## Given data

╭──

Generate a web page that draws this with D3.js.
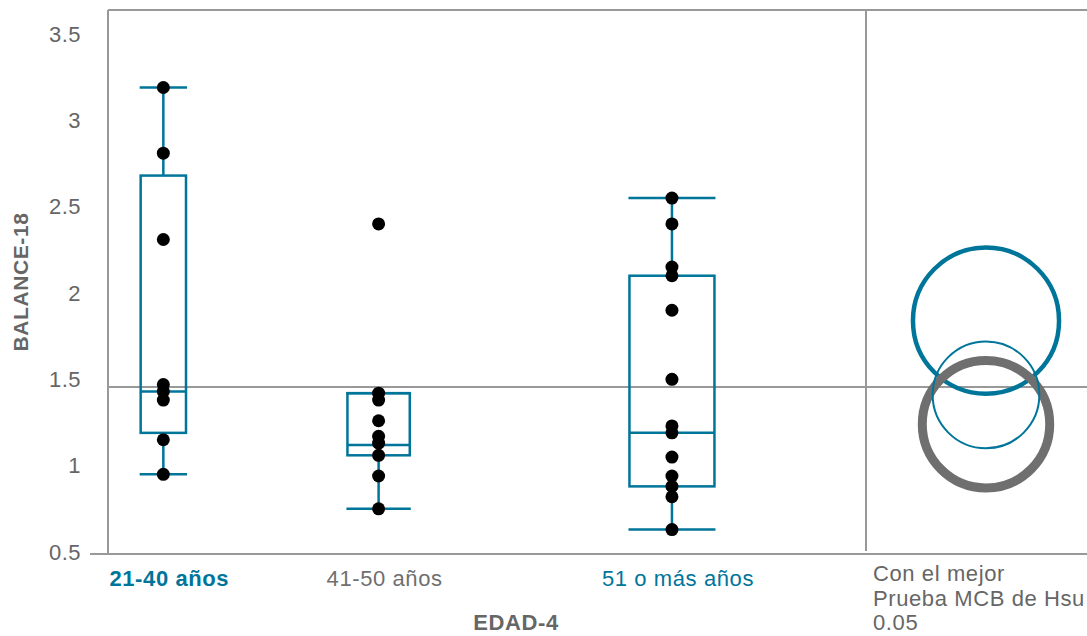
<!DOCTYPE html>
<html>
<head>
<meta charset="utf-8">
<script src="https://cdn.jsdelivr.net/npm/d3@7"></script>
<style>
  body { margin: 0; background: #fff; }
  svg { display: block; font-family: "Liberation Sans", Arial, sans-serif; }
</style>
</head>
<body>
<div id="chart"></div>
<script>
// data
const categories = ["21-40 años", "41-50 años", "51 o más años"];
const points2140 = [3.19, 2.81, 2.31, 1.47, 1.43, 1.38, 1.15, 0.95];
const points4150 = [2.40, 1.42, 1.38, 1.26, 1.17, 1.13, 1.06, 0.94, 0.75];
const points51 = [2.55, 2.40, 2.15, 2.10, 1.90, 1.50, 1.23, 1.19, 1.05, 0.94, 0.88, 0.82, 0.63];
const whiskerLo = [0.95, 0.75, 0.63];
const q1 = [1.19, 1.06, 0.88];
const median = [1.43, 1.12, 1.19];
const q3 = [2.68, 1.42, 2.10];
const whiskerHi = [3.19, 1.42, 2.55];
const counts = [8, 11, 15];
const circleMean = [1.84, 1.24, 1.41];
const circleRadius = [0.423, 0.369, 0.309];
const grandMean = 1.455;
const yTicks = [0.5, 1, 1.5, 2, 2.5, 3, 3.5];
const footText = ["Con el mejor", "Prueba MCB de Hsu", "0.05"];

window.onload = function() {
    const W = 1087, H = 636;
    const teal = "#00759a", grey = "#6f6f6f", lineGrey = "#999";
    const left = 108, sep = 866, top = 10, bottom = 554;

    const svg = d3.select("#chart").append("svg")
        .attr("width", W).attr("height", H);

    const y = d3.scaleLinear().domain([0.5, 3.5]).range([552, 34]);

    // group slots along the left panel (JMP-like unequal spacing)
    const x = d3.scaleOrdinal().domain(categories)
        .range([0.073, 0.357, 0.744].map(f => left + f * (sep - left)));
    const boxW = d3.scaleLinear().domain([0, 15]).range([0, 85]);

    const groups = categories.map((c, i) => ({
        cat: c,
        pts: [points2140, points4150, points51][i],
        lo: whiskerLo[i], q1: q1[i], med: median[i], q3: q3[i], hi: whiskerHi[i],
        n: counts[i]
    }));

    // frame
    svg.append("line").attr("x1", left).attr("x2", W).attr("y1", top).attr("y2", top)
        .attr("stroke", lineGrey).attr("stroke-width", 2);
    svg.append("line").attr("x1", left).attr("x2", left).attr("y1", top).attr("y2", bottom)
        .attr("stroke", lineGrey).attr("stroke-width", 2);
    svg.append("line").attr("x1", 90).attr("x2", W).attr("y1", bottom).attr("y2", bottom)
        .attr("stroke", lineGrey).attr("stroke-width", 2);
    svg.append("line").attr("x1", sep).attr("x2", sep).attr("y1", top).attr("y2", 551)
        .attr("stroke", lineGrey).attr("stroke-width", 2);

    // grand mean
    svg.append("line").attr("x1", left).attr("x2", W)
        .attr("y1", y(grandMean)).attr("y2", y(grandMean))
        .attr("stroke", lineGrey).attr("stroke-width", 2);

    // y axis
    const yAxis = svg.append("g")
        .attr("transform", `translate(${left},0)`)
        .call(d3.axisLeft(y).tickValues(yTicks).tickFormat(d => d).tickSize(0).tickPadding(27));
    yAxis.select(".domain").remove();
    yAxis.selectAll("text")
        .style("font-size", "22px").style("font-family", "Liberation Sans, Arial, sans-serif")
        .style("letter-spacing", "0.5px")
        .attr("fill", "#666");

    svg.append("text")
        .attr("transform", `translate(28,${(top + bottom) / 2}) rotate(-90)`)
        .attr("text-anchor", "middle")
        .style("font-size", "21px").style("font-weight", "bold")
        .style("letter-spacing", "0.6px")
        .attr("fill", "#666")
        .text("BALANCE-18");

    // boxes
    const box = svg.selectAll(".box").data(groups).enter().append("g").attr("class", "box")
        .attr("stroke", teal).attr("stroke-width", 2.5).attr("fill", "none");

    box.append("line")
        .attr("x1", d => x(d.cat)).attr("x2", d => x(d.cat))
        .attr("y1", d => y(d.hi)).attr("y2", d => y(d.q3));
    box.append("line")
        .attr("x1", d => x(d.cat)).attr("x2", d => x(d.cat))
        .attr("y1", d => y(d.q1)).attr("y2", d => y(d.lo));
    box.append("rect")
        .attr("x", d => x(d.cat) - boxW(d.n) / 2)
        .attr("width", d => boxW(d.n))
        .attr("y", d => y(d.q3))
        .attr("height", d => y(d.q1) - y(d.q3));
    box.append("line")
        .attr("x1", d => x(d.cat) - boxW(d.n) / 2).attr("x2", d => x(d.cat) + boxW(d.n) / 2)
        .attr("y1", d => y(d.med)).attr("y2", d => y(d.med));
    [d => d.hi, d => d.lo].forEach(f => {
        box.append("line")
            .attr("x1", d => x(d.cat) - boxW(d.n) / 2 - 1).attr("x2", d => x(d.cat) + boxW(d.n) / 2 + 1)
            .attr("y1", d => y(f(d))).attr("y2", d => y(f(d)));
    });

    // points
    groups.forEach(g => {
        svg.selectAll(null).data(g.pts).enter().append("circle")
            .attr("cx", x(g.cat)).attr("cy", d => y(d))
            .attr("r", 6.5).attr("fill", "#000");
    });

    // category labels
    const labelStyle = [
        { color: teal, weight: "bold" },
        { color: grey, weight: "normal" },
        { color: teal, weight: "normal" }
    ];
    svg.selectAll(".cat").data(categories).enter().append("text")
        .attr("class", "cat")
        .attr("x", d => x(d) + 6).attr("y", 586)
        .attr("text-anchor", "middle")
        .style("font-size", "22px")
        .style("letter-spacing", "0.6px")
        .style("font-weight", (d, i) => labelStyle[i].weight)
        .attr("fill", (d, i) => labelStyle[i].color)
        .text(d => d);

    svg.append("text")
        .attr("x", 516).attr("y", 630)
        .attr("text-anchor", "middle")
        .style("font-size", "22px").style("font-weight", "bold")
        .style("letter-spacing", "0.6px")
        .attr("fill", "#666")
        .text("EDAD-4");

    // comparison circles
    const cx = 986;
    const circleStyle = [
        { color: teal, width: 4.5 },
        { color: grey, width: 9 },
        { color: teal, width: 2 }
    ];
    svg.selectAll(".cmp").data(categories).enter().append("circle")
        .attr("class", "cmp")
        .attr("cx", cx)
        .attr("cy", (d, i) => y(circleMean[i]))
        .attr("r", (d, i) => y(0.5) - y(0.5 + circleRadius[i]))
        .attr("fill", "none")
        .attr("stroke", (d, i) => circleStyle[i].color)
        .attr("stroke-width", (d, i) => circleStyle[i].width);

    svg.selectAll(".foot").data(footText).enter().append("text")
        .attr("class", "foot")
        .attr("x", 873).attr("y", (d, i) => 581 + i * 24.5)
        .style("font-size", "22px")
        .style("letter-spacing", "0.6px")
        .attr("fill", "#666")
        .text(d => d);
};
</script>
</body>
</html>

╰──

## Task goal
Without any pictures, reproduce the lines from the first one in the material through the line that has "const left = 108, sep", exactly as they appear.

## Result for this task
Generate a web page that draws this with D3.js.
<!DOCTYPE html>
<html>
<head>
<meta charset="utf-8">
<script src="https://cdn.jsdelivr.net/npm/d3@7"></script>
<style>
  body { margin: 0; background: #fff; }
  svg { display: block; font-family: "Liberation Sans", Arial, sans-serif; }
</style>
</head>
<body>
<div id="chart"></div>
<script>
// data
const categories = ["21-40 años", "41-50 años", "51 o más años"];
const points2140 = [3.19, 2.81, 2.31, 1.47, 1.43, 1.38, 1.15, 0.95];
const points4150 = [2.40, 1.42, 1.38, 1.26, 1.17, 1.13, 1.06, 0.94, 0.75];
const points51 = [2.55, 2.40, 2.15, 2.10, 1.90, 1.50, 1.23, 1.19, 1.05, 0.94, 0.88, 0.82, 0.63];
const whiskerLo = [0.95, 0.75, 0.63];
const q1 = [1.19, 1.06, 0.88];
const median = [1.43, 1.12, 1.19];
const q3 = [2.68, 1.42, 2.10];
const whiskerHi = [3.19, 1.42, 2.55];
const counts = [8, 11, 15];
const circleMean = [1.84, 1.24, 1.41];
const circleRadius = [0.423, 0.369, 0.309];
const grandMean = 1.455;
const yTicks = [0.5, 1, 1.5, 2, 2.5, 3, 3.5];
const footText = ["Con el mejor", "Prueba MCB de Hsu", "0.05"];

window.onload = function() {
    const W = 1087, H = 636;
    const teal = "#00759a", grey = "#6f6f6f", lineGrey = "#999";
    const left = 108, sep = 866, top = 10, bottom = 554;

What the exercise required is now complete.